Now Apocalypse is best when it’s fun and breezy (and yes, very very sexy), though it doesn’t cut as deep or feel as consistent as some of Araki’s most enduring films, it’s also a lighter, easier watch than some of his more provocative outings. There’s still a whiff of nihilism to it all, the sense that anyone with half a brain can’t help but feel like it’s all about to come toppling down, but there’s not as much of the volatile emotions and churning anger in some of Araki’s earlier works. The 59-year-old filmmaker may not be in the throes of juvenile angst anymore, but he hasn’t lost his empathy for it either — that endless fascination with the follies of youth and the search for self-discovery fuels the best moments of the series.
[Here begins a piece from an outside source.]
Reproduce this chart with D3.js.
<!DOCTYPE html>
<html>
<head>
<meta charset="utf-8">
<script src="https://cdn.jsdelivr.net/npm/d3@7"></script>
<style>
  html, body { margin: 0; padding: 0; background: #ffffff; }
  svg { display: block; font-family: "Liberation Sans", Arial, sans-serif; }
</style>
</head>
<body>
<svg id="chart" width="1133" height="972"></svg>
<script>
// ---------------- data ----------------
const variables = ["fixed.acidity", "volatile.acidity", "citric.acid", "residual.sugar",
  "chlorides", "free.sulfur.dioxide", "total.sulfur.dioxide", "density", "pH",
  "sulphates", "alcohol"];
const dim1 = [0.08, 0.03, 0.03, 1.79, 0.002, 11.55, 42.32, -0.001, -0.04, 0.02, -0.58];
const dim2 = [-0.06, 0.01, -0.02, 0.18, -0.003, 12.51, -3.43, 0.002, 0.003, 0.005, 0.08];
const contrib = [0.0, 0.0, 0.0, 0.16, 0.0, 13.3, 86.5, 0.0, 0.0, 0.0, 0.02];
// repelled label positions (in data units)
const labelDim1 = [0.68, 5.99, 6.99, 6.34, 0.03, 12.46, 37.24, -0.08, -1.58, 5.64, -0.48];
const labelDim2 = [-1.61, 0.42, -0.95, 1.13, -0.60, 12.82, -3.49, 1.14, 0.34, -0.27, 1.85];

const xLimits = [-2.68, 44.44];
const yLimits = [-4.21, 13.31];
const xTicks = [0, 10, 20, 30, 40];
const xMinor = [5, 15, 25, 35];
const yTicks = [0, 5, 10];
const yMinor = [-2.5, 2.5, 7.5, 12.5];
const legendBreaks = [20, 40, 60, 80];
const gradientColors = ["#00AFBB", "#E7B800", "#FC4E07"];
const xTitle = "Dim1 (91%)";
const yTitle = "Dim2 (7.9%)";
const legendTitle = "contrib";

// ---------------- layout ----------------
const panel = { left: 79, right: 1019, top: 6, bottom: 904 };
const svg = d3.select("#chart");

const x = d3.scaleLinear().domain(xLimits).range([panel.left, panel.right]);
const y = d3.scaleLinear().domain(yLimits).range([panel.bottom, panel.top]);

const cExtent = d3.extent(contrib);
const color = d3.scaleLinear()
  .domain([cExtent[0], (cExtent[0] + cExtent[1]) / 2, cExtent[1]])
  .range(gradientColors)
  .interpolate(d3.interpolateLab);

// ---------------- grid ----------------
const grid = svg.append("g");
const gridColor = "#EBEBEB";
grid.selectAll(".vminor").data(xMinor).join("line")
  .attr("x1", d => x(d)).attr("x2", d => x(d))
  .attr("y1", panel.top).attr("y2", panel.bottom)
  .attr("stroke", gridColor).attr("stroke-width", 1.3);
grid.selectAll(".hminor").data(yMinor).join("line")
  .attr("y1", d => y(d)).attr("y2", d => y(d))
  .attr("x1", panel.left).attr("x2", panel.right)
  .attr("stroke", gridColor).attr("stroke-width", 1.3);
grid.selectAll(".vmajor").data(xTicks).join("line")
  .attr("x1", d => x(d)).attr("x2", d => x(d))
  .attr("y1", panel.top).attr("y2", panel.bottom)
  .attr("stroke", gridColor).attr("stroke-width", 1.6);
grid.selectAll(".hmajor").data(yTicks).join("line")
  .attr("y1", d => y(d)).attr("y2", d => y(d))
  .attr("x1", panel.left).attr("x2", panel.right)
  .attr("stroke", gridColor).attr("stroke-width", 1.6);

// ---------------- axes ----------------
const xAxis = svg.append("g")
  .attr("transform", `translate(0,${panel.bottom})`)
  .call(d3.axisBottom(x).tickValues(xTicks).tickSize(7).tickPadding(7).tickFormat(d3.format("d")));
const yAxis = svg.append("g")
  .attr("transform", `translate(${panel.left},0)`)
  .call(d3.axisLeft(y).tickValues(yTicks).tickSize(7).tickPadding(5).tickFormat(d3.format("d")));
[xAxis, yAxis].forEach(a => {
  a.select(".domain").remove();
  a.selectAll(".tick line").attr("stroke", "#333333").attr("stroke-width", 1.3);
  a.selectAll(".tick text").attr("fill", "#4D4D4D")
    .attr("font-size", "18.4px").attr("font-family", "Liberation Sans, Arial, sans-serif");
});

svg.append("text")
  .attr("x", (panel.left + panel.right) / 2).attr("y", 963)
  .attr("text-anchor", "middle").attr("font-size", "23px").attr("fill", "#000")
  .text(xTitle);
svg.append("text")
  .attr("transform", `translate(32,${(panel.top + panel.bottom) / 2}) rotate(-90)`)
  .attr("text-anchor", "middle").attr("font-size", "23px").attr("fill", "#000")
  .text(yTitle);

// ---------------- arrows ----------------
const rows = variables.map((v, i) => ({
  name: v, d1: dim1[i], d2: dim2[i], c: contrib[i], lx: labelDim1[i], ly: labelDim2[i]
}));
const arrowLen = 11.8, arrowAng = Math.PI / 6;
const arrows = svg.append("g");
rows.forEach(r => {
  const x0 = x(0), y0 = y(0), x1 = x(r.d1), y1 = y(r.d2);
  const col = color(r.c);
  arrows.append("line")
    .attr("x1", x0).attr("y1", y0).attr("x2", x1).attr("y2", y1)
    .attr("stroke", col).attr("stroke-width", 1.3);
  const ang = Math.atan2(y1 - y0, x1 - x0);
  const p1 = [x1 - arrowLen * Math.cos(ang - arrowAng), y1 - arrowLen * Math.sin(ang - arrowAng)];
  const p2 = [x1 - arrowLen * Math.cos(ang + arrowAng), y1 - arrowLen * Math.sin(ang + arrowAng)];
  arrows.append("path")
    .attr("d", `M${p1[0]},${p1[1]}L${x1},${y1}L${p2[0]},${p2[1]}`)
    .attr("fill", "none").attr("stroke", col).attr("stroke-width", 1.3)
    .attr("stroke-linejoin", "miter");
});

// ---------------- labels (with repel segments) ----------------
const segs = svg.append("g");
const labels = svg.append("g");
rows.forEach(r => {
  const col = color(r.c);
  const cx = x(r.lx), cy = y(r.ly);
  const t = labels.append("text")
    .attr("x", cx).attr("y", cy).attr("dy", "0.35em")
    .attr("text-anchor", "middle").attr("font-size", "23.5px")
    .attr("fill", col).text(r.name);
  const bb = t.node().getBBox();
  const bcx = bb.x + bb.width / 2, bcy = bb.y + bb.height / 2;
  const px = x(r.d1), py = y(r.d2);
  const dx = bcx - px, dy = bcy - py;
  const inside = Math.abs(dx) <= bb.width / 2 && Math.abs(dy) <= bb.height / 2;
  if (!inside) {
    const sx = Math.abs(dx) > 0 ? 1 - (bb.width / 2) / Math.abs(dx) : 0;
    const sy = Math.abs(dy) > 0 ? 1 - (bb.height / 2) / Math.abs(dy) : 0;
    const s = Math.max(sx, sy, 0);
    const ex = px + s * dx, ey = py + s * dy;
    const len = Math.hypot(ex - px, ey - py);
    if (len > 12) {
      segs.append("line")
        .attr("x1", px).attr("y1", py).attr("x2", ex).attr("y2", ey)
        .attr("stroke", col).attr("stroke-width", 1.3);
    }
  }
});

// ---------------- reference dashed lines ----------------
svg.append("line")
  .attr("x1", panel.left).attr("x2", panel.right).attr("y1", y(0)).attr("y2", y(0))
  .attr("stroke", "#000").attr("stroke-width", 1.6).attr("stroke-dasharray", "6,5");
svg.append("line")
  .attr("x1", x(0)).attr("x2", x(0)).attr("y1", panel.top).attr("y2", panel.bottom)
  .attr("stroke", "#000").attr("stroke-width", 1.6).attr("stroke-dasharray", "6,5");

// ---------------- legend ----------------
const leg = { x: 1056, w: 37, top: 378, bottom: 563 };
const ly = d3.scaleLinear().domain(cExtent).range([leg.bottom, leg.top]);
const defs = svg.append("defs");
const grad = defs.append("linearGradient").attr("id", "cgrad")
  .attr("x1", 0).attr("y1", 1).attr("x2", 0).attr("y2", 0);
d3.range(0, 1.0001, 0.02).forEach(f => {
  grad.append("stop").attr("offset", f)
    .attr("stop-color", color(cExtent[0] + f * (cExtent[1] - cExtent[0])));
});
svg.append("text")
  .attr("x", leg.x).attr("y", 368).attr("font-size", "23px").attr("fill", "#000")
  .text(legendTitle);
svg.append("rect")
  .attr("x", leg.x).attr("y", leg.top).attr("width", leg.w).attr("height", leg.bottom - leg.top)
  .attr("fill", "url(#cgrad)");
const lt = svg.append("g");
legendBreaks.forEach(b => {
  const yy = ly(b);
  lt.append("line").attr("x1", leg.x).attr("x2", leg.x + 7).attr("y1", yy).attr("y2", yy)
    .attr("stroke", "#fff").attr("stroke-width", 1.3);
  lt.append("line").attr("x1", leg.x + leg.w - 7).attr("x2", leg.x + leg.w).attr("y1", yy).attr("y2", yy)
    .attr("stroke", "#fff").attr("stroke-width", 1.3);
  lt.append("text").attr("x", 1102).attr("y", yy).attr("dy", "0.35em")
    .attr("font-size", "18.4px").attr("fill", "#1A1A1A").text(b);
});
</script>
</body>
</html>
Now Apocalypse zips and zings when its characters are making wild swings at self-exploration, or in the aftermath when Ulysses and Carly are gabbing about their follies over sun-soaked brunches. Araki still has a gift for queer masculinity and empowered female sexuality — forget about slut shaming, Araki doesn’t shame sluts, he honors them — and as a filmmaker who always refused to label or box in his characters, Araki has finally been handed the reins to a series when culture is catching up with his irreverent refusal to play by normative rules.
But even in the age of sex-positivity, dick pics, and dating app culture, Araki still pushes boundaries and, as ever, his work is not for everyone. There is no doubt that Now Apocalypse will leave some (perhaps most?) cold with its confounding weirdness and commitment to explicit sexuality. Even for Araki enthusiasts, there’s no denying the quality wavers, and in the first five episodes provided to the press. Now Apocalypse often loses the thread of the larger plot and sometimes forgets to be a sci-fi series at all. But that’s very on-brand for Araki, who’s never been a plot-driven filmmaker, and the good significantly outweighs the bad — especially for Araki completists, who will be thrilled to get a series-length dose of his unique sensibilities, not to mention several callbacks to his previous works. Yes, the alien lizard from Nowhere, the silly-sweet romance of Splendor, but there are plenty of other parallels, be it themes, iconography, or character archetypes that reward the dedicated viewer of Araki’s resume. At times the series feels like a culmination of his career… a buffet of payoff for those of us who’ve been savoring every morsel along the way.
You probably know by now whether or not this show is for you (you probably knew a few paragraphs ago), and if it’s not, fair enough. Araki has always fired at a small target. But if you’re one of the queer kids, punks, stoners, or outcasts that found a rare place to thrive in the filmmaker’s unconventional bullseye, Now Apocalypse is a welcome update on his familiar motifs with a “fuck it” panache that feels right at home in 2019.
Now Apocalypse premieres Sunday, March 10th on Starz.